Before that, why a 11900k now that Alder Lake has arrived?

The 11900k uses a ton of power, runs hot, and will likely put the VRM of cheaper motherboards to the test (causing reduced performance due to thermal throttling).
 
Before that, why a 11900k now that Alder Lake has arrived?

The 11900k uses a ton of power, runs hot, and will likely put the VRM of cheaper motherboards to the test (causing reduced performance due to thermal throttling).

I was able to get one for $270 and I thought that was a good deal. I wasn't aware it had those concerns.
 
Personally i'd go with this Gigabyte board but it's on sale for only a short time:


GIGABYTE Z590 UD AC (LGA 1200/ Intel Z590/ ATX/Triple M.2/ PCIe 4.0/ USB 3.2 Gen 2/ Intel Wireless-AC/ 2.5GbE LAN/Motherboard)

Can't beat the features for only $169.99! 🙂

Thank you. I will take a look.
 
Before that, why a 11900k now that Alder Lake has arrived?

The 11900k uses a ton of power, runs hot, and will likely put the VRM of cheaper motherboards to the test (causing reduced performance due to thermal throttling).

I asked and was able to switch to a 12900k instead. I'm looking around the forum for 1700 recommendations now. Thank you for pointing that out.
 
Before that, why a 11900k now that Alder Lake has arrived?

The 11900k uses a ton of power, runs hot, and will likely put the VRM of cheaper motherboards to the test (causing reduced performance due to thermal throttling).
Like with all lines of CPUs ever produced, depends on the silicon quality & motherboard.
 
Like with all lines of CPUs ever produced, depends on the silicon quality & motherboard.
Even if a person is in the top 1% of the silicon lottery of the 11900k, it is among the hottest and most power hungry modern consumer CPUs when pushed. A motherboard needs to have a solid VRM setup in order to not hold the CPU back (and low-end VRM configurations are common among entry-level boards).
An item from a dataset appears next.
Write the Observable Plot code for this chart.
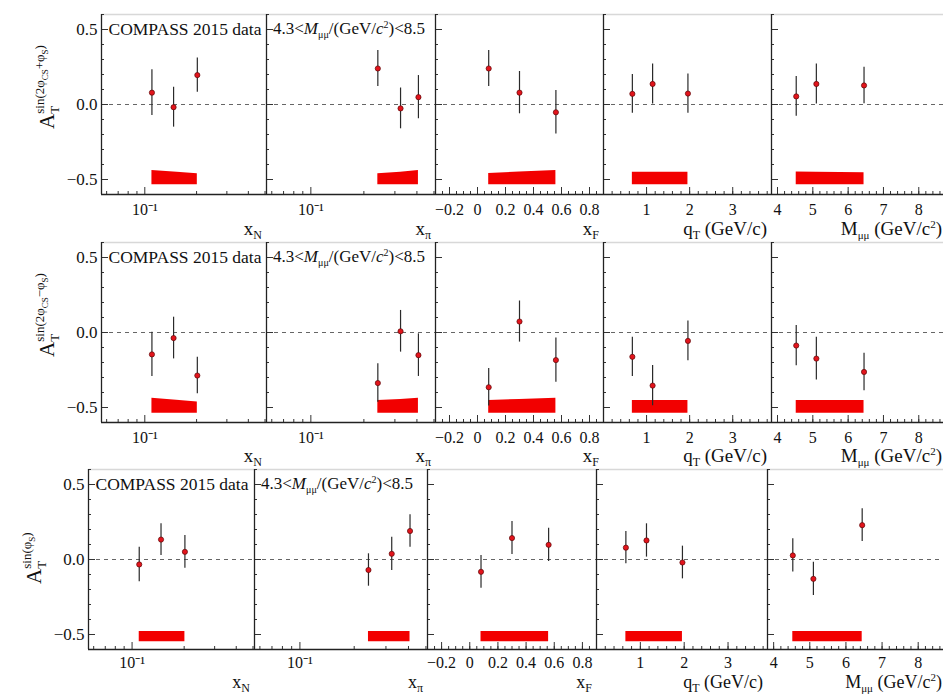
<!DOCTYPE html>
<html><head><meta charset="utf-8">
<script src="https://cdn.jsdelivr.net/npm/d3@7"></script>
<script src="https://cdn.jsdelivr.net/npm/@observablehq/plot@0.6"></script>
<style>
body{margin:0;background:#fff;}
#fig{position:relative;width:943px;height:695px;overflow:hidden;background:#fff;}
#fig svg{position:absolute;}
</style></head><body><div id="fig"></div>
<script>
// ---------------- data ----------------
const xN  = [0.110, 0.147, 0.202];
const xPi = [0.240, 0.323, 0.408];
const xF  = [0.08, 0.30, 0.56];
const qT  = [0.67, 1.14, 1.96];
const Mmm = [4.53, 5.10, 6.45];

// A_T^{sin(2phiCS+phiS)} : columns xN, xPi, xF, qT, M
const valPlus = [[0.079,-0.018,0.196],[0.240,-0.026,0.049],[0.240,0.079,-0.052],[0.071,0.137,0.073],[0.054,0.137,0.127]];
const errPlus = [[0.152,0.133,0.114],[0.120,0.136,0.144],[0.120,0.141,0.145],[0.129,0.133,0.131],[0.133,0.133,0.122]];
const sysPlus = [[0.095,0.085,0.073],[0.073,0.083,0.095],[0.075,0.085,0.095],[0.084,0.084,0.084],[0.085,0.083,0.080]];

// A_T^{sin(2phiCS-phiS)}
const valMinus = [[-0.146,-0.037,-0.287],[-0.337,0.008,-0.151],[-0.365,0.073,-0.184],[-0.162,-0.354,-0.056],[-0.087,-0.174,-0.263]];
const errMinus = [[0.148,0.139,0.122],[0.128,0.139,0.142],[0.125,0.137,0.148],[0.131,0.134,0.132],[0.134,0.143,0.125]];
const sysMinus = [[0.100,0.088,0.074],[0.085,0.092,0.100],[0.085,0.092,0.100],[0.085,0.085,0.085],[0.085,0.085,0.085]];

// A_T^{sin(phiS)}
const valSiv = [[-0.033,0.133,0.051],[-0.070,0.038,0.190],[-0.082,0.143,0.098],[0.079,0.127,-0.020],[0.027,-0.129,0.229]];
const errSiv = [[0.115,0.106,0.109],[0.108,0.111,0.108],[0.109,0.110,0.111],[0.108,0.111,0.109],[0.111,0.111,0.109]];
const sysSiv = [[0.068,0.068,0.068],[0.068,0.068,0.068],[0.068,0.068,0.068],[0.068,0.068,0.068],[0.068,0.068,0.068]];

const yTickLabels = [-0.5, 0, 0.5];
const xTickLabels = [[0.1],[0.1],[-0.2,0,0.2,0.4,0.6,0.8],[1,2,3],[4,5,6,7,8]];
const xMinorTicks = [
  [0.06,0.07,0.08,0.09,0.2,0.3,0.4,0.5],
  [0.06,0.07,0.08,0.09,0.2,0.3,0.4,0.5],
  d3.range(-0.3, 0.9001, 0.05),
  d3.range(0.2, 3.9, 0.2),
  d3.range(4.0, 8.7, 0.2)
];
const yMinorTicks = d3.range(-0.6, 0.6001, 0.1);

// ---------------- layout ----------------
const FONT = '"Liberation Serif","Times New Roman",serif';
const H = 180;
const rowTops = [14, 242, 469];
const colLefts = [[101,266,435,603,771],[101,266,435,603,771],[88,254,427,596,767]];
const figRight = 943;
const xDomains = [[0.056,0.51],[0.056,0.51],[-0.3,0.9],[0,3.9],[3.83,8.7]];
const xTypes = ["log","log","linear","linear","linear"];
const xs = [xN, xPi, xF, qT, Mmm];
const rows = [
  {val: valPlus, err: errPlus, sys: sysPlus, base: -0.535, pad: 9, lab: 41},
  {val: valMinus, err: errMinus, sys: sysMinus, base: -0.538, pad: 9, lab: 40},
  {val: valSiv, err: errSiv, sys: sysSiv, base: -0.548, pad: 7, lab: 39}
];
const yLabels = [
  [{t:"A"},{t:"T",off:5,fs:13},{t:"sin(2φ",off:-10,fs:13,dx:-7},{t:"CS",off:-6,fs:9},{t:"+φ",off:-10,fs:13},{t:"S",off:-6,fs:9},{t:")",off:-10,fs:13}],
  [{t:"A"},{t:"T",off:5,fs:13},{t:"sin(2φ",off:-10,fs:13,dx:-7},{t:"CS",off:-6,fs:9},{t:"−φ",off:-10,fs:13},{t:"S",off:-6,fs:9},{t:")",off:-10,fs:13}],
  [{t:"A"},{t:"T",off:5,fs:13},{t:"sin(φ",off:-10,fs:13,dx:-7},{t:"S",off:-6,fs:9},{t:")",off:-10,fs:13}]
];
const xLabels = [
  [{t:"x"},{t:"N",off:4,fs:12}],
  [{t:"x"},{t:"π",off:4,fs:12}],
  [{t:"x"},{t:"F",off:4,fs:12}],
  [{t:"q"},{t:"T",off:4,fs:12},{t:" (GeV/c)",off:0}],
  [{t:"M"},{t:"μμ",off:4,fs:11},{t:" (GeV/c",off:0},{t:"2",off:-7,fs:11},{t:")",off:0}]
];
const massRange = [{t:"4.3<"},{t:"M",it:true},{t:"μμ",off:4,fs:10},{t:"/(GeV/",off:0},{t:"c",it:true},{t:"2",off:-6,fs:10},{t:")<8.5",off:0}];
const dataLabel = "COMPASS 2015 data";

function rich(parent, x, y, parts, {anchor = "start", rotate = 0, size = 17} = {}) {
  const t = parent.append("text")
    .attr("transform", `translate(${x},${y}) rotate(${rotate})`)
    .attr("text-anchor", anchor).attr("font-family", FONT)
    .attr("font-size", size).attr("fill", "#111");
  let cur = 0;
  for (const p of parts) {
    const off = p.off || 0;
    const ts = t.append("tspan").text(p.t).attr("dy", off - cur);
    if (p.dx) ts.attr("dx", p.dx);
    if (p.fs) ts.attr("font-size", p.fs);
    if (p.it) ts.attr("font-style", "italic");
    cur = off;
  }
  return t;
}

const fig = document.getElementById("fig");
const mT = 14, mB = 46, mR = 10;

rows.forEach((row, r) => {
  for (let c = 0; c < 5; c++) {
    const left = colLefts[r][c];
    const right = c < 4 ? colLefts[r][c + 1] : figRight;
    const W = right - left;
    const mL = c === 0 ? 88 : 12;
    const data = xs[c].map((x, i) => ({x, y: row.val[c][i], e: row.err[c][i], s: row.sys[c][i]}));
    const base = row.base;
    const dom = xDomains[c];
    const marks = [
      Plot.ruleY([0.6], {stroke: "#d8d8d8", strokeWidth: 1.5}),
      Plot.ruleY([0], {stroke: "#666", strokeDasharray: "4,4"}),
      Plot.areaY(data, {x: "x", y1: () => base, y2: d => base + d.s, fill: "#f20000"}),
      Plot.ruleX(data, {x: "x", y1: d => d.y - d.e, y2: d => d.y + d.e, stroke: "#2a2a2a", strokeWidth: 1.2}),
      Plot.dot(data, {x: "x", y: "y", r: 2.6, fill: "#e3141c", stroke: "#5a0808", strokeWidth: 0.7}),
      Plot.tickY(yMinorTicks, {y: d => d, stroke: "#333", insetRight: W - 3}),
      Plot.tickY(yTickLabels, {y: d => d, stroke: "#333", insetRight: W - 7}),
      Plot.tickX(xMinorTicks[c], {x: d => d, stroke: "#333", insetTop: H - 3}),
      Plot.tickX(xTickLabels[c], {x: d => d, stroke: "#333", insetTop: H - 7}),
      Plot.ruleX([dom[0]], {stroke: "#222", strokeWidth: 1.3}),
      Plot.ruleY([-0.6], {stroke: "#222", strokeWidth: 1.3}),
      Plot.axisX({ticks: xTickLabels[c], tickSize: 0, tickPadding: row.pad, fontSize: 16,
        tickFormat: xTypes[c] === "log" ? () => "10⁻¹" : d => d3.format("~g")(d).replace("-", "−"), label: null})
    ];
    if (c === 0) {
      marks.push(Plot.axisY({ticks: yTickLabels, tickSize: 0, tickPadding: 4, fontSize: 17, label: null}));
      marks.push(Plot.text([dataLabel], {text: d => d, frameAnchor: "top-left", dx: 7, dy: 15,
        textAnchor: "start", lineAnchor: "middle", fontSize: 17.5, fill: "#111"}));
    }
    const svg = Plot.plot({
      width: W + mL + mR, height: H + mT + mB,
      marginLeft: mL, marginRight: mR, marginTop: mT, marginBottom: mB,
      x: {type: xTypes[c], domain: dom},
      y: c === 0 ? {domain: [-0.6, 0.6]} : {domain: [-0.6, 0.6], axis: null},
      style: {background: "transparent", fontFamily: FONT, color: "#111", overflow: "visible"},
      marks
    });
    svg.style.left = (left - mL) + "px";
    svg.style.top = (rowTops[r] - mT) + "px";
    const sel = d3.select(svg);
    const y0 = svg.scale("y").apply(0);
    const yHalf = svg.scale("y").apply(0.5);
    // x axis title
    rich(sel, mL + W - (c === 4 ? 1 : 4), mT + H + row.lab, xLabels[c], {anchor: "end", size: r === 2 ? 18 : 19});
    if (c === 0) {
      rich(sel, mL - 47, y0 + 25, yLabels[r], {rotate: -90, size: 21});
    }
    if (c === 1) {
      rich(sel, mL + 7, yHalf + 5, massRange, {size: 17});
    }
    fig.appendChild(svg);
  }
});
</script>
</body></html>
https://www.techpowerup.com/review/intel-core-i9-11900k/21.html
https://www.tomshardware.com/reviews/intel-core-i9-11900k-and-i5-11600k-review/4
https://www.anandtech.com/show/16495/intel-rocket-lake-14nm-review-11900k-11700k-11600k/5
 
Even if a person is in the top 1% of the silicon lottery of the 11900k, it is among the hottest and most power hungry modern consumer CPUs when pushed. A motherboard needs to have a solid VRM setup in order to not hold the CPU back (and low-end VRM configurations are common among entry-level boards).
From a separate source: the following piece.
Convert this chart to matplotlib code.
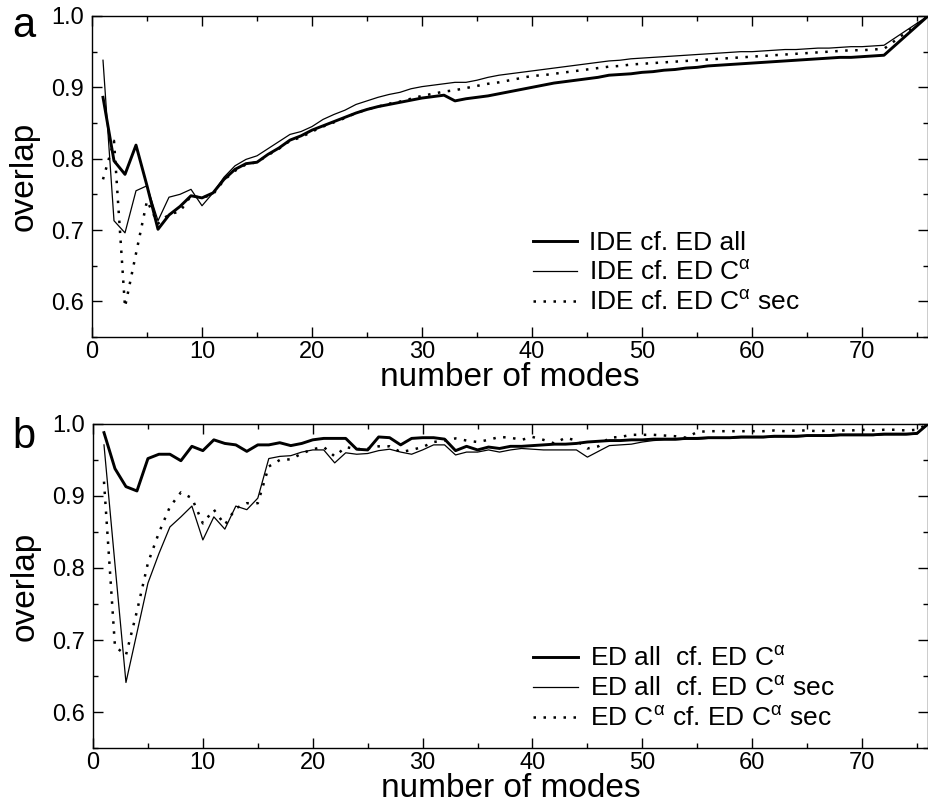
import matplotlib
matplotlib.use("Agg")
import matplotlib.pyplot as plt
from matplotlib.ticker import MultipleLocator

plt.rcParams['font.family'] = ['Liberation Sans', 'DejaVu Sans']
plt.rcParams['mathtext.fontset'] = 'custom'
plt.rcParams['mathtext.rm'] = 'Liberation Sans'

# panel a: IDE compared with ED subspaces
modes_a = list(range(1, 73)) + [76]
ide_all = [0.886, 0.797, 0.778, 0.819, 0.762, 0.701, 0.721, 0.733, 0.748, 0.745,
           0.752, 0.771, 0.785, 0.793, 0.795, 0.806, 0.815, 0.826, 0.832, 0.840,
           0.846, 0.852, 0.858, 0.864, 0.869, 0.873, 0.876, 0.879, 0.882, 0.885,
           0.887, 0.889, 0.881, 0.884, 0.886, 0.888, 0.891, 0.894, 0.897, 0.900,
           0.903, 0.906, 0.908, 0.910, 0.912, 0.914, 0.917, 0.918, 0.919, 0.921,
           0.922, 0.924, 0.925, 0.927, 0.928, 0.930, 0.931, 0.932, 0.933, 0.934,
           0.935, 0.936, 0.937, 0.938, 0.939, 0.940, 0.941, 0.942, 0.942, 0.943,
           0.944, 0.945, 1.000]
ide_ca = [0.938, 0.713, 0.696, 0.755, 0.762, 0.713, 0.746, 0.750, 0.757, 0.734,
          0.752, 0.774, 0.790, 0.799, 0.804, 0.814, 0.824, 0.834, 0.838, 0.845,
          0.855, 0.862, 0.868, 0.876, 0.881, 0.886, 0.890, 0.893, 0.898, 0.901,
          0.903, 0.905, 0.907, 0.907, 0.910, 0.914, 0.917, 0.919, 0.921, 0.923,
          0.925, 0.927, 0.929, 0.931, 0.933, 0.935, 0.937, 0.938, 0.940, 0.941,
          0.942, 0.943, 0.944, 0.945, 0.946, 0.947, 0.948, 0.949, 0.950, 0.950,
          0.951, 0.952, 0.953, 0.953, 0.954, 0.955, 0.955, 0.956, 0.957, 0.957,
          0.958, 0.959, 1.000]
ide_ca_sec = [0.771, 0.825, 0.592, 0.667, 0.741, 0.709, 0.722, 0.726, 0.748, 0.745,
              0.750, 0.770, 0.783, 0.792, 0.795, 0.805, 0.814, 0.825, 0.830, 0.838,
              0.845, 0.851, 0.857, 0.864, 0.869, 0.873, 0.877, 0.880, 0.884, 0.888,
              0.891, 0.894, 0.896, 0.899, 0.902, 0.905, 0.907, 0.910, 0.913, 0.916,
              0.917, 0.919, 0.921, 0.923, 0.925, 0.927, 0.929, 0.930, 0.932, 0.933,
              0.934, 0.935, 0.936, 0.937, 0.938, 0.939, 0.940, 0.941, 0.942, 0.943,
              0.944, 0.945, 0.946, 0.947, 0.948, 0.949, 0.950, 0.951, 0.952, 0.952,
              0.953, 0.954, 1.000]

# panel b: ED subspaces compared with each other
modes_b = list(range(1, 77))
all_ca = [0.988, 0.938, 0.913, 0.907, 0.952, 0.958, 0.958, 0.949, 0.969, 0.963,
          0.978, 0.973, 0.971, 0.962, 0.971, 0.971,
          0.974, 0.970, 0.973, 0.978, 0.980, 0.980, 0.980, 0.965, 0.964, 0.982,
          0.981, 0.971, 0.980, 0.981, 0.981, 0.979, 0.963, 0.969, 0.964, 0.968,
          0.966, 0.969, 0.969, 0.970, 0.971, 0.972, 0.972, 0.973, 0.975,
          0.976, 0.977, 0.977, 0.978, 0.978, 0.979, 0.979, 0.979, 0.980, 0.980,
          0.981, 0.981, 0.981, 0.982, 0.982, 0.982, 0.983, 0.983, 0.983, 0.984,
          0.984, 0.984, 0.985, 0.985, 0.985, 0.985, 0.986, 0.986, 0.986, 0.987,
          1.000]
all_ca_sec = [0.971, 0.805, 0.641, 0.710, 0.779, 0.820, 0.857, 0.871, 0.886, 0.839,
              0.871, 0.854, 0.886, 0.881, 0.897, 0.952,
              0.955, 0.956, 0.961, 0.964, 0.964, 0.946, 0.960, 0.958, 0.959, 0.963,
              0.965, 0.961, 0.958, 0.964, 0.971, 0.971, 0.957, 0.961, 0.961, 0.964,
              0.961, 0.964, 0.966, 0.965, 0.964, 0.964, 0.964, 0.964, 0.954,
              0.962, 0.970, 0.971, 0.972, 0.975, 0.977, 0.978, 0.978, 0.979, 0.979,
              0.980, 0.980, 0.980, 0.981, 0.981, 0.981, 0.982, 0.982, 0.982, 0.983,
              0.983, 0.983, 0.984, 0.984, 0.984, 0.984, 0.985, 0.985, 0.985, 0.986,
              1.000]
ca_ca_sec = [0.920, 0.691, 0.679, 0.740, 0.807, 0.849, 0.885, 0.905, 0.897, 0.862,
             0.881, 0.860, 0.883, 0.890, 0.890, 0.941,
             0.950, 0.951, 0.959, 0.965, 0.968, 0.955, 0.968, 0.965, 0.966, 0.969,
             0.969, 0.961, 0.964, 0.968, 0.975, 0.977, 0.980, 0.977, 0.975, 0.978,
             0.982, 0.981, 0.978, 0.982, 0.978, 0.973, 0.981, 0.977, 0.966,
             0.969, 0.981, 0.982, 0.985, 0.985, 0.985, 0.984, 0.983, 0.981, 0.989,
             0.990, 0.990, 0.990, 0.990, 0.990, 0.990, 0.991, 0.990, 0.991, 0.991,
             0.990, 0.991, 0.991, 0.991, 0.992, 0.991, 0.992, 0.992, 0.991, 0.992,
             1.000]

ca = r"C$^{\mathregular{\alpha}}$"
labels_a = ["IDE cf. ED all", "IDE cf. ED " + ca, "IDE cf. ED " + ca + " sec"]
labels_b = ["ED all  cf. ED " + ca, "ED all  cf. ED " + ca + " sec",
            "ED " + ca + " cf. ED " + ca + " sec"]

thick = dict(color="black", lw=2.1)
thin = dict(color="black", lw=0.9)
dotted = dict(color="black", lw=1.8, linestyle=(0, (1, 3)))

fig = plt.figure(figsize=(9.29, 8.05), dpi=100)
ax_a = fig.add_axes([92 / 929, 1 - 337 / 805, 836 / 929, 321 / 805])
ax_b = fig.add_axes([93 / 929, 1 - 748 / 805, 835 / 929, 324 / 805])

ax_a.plot(modes_a, ide_all, label=labels_a[0], **thick)
ax_a.plot(modes_a, ide_ca, label=labels_a[1], **thin)
ax_a.plot(modes_a, ide_ca_sec, label=labels_a[2], **dotted)

ax_b.plot(modes_b, all_ca, label=labels_b[0], **thick)
ax_b.plot(modes_b, all_ca_sec, label=labels_b[1], **thin)
ax_b.plot(modes_b, ca_ca_sec, label=labels_b[2], **dotted)

for ax, leg_y in ((ax_a, 0.330), (ax_b, 0.313)):
    ax.set_xlim(0, 76)
    ax.set_ylim(0.55, 1.0)
    ax.xaxis.set_major_locator(MultipleLocator(10))
    ax.xaxis.set_minor_locator(MultipleLocator(5))
    ax.yaxis.set_minor_locator(MultipleLocator(0.05))
    ax.set_yticks([0.6, 0.7, 0.8, 0.9, 1.0])
    ax.set_yticklabels(["0.6", "0.7", "0.8", "0.9", "1.0"])
    ax.tick_params(which="both", direction="in", top=True, right=True,
                   labelsize=17, width=1.0)
    ax.tick_params(which="major", length=7)
    ax.tick_params(which="minor", length=3.5)
    ax.tick_params(axis="y", pad=6)
    ax.tick_params(axis="x", pad=3)
    for s in ax.spines.values():
        s.set_linewidth(1.0)
    ax.set_xlabel("number of modes", fontsize=24, labelpad=-1)
    ax.set_ylabel("overlap", fontsize=24, labelpad=8)
    ax.legend(loc="upper left", bbox_to_anchor=(0.527, leg_y), frameon=False,
              fontsize=19, handlelength=1.7, handletextpad=0.45,
              labelspacing=0.2, borderpad=0, borderaxespad=0)

fig.text(0.013, 1 - 37 / 805, "a", fontsize=30, va="baseline")
fig.text(0.013, 1 - 448 / 805, "b", fontsize=30, va="baseline")

fig.savefig("out.png", dpi=100)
https://www.techpowerup.com/review/intel-core-i9-11900k/21.html
https://www.tomshardware.com/reviews/intel-core-i9-11900k-and-i5-11600k-review/4
https://www.anandtech.com/show/16495/intel-rocket-lake-14nm-review-11900k-11700k-11600k/5
Well, without getting into semantics I would even class AMD's infamous FX line of CPUS as hot & power hungry too, after all it depends on how one defines "modern". Claiming it as the most "hottest and most power hungry modern consumer CPU when pushed" is too much of a generalisation & it also depends on how the end user pushes the CPU as well.
Lucky for the rocket lake range of CPU they have AVX512 support not only out of the box, but to this day with bios support, unlike the Alder lake range that failed here.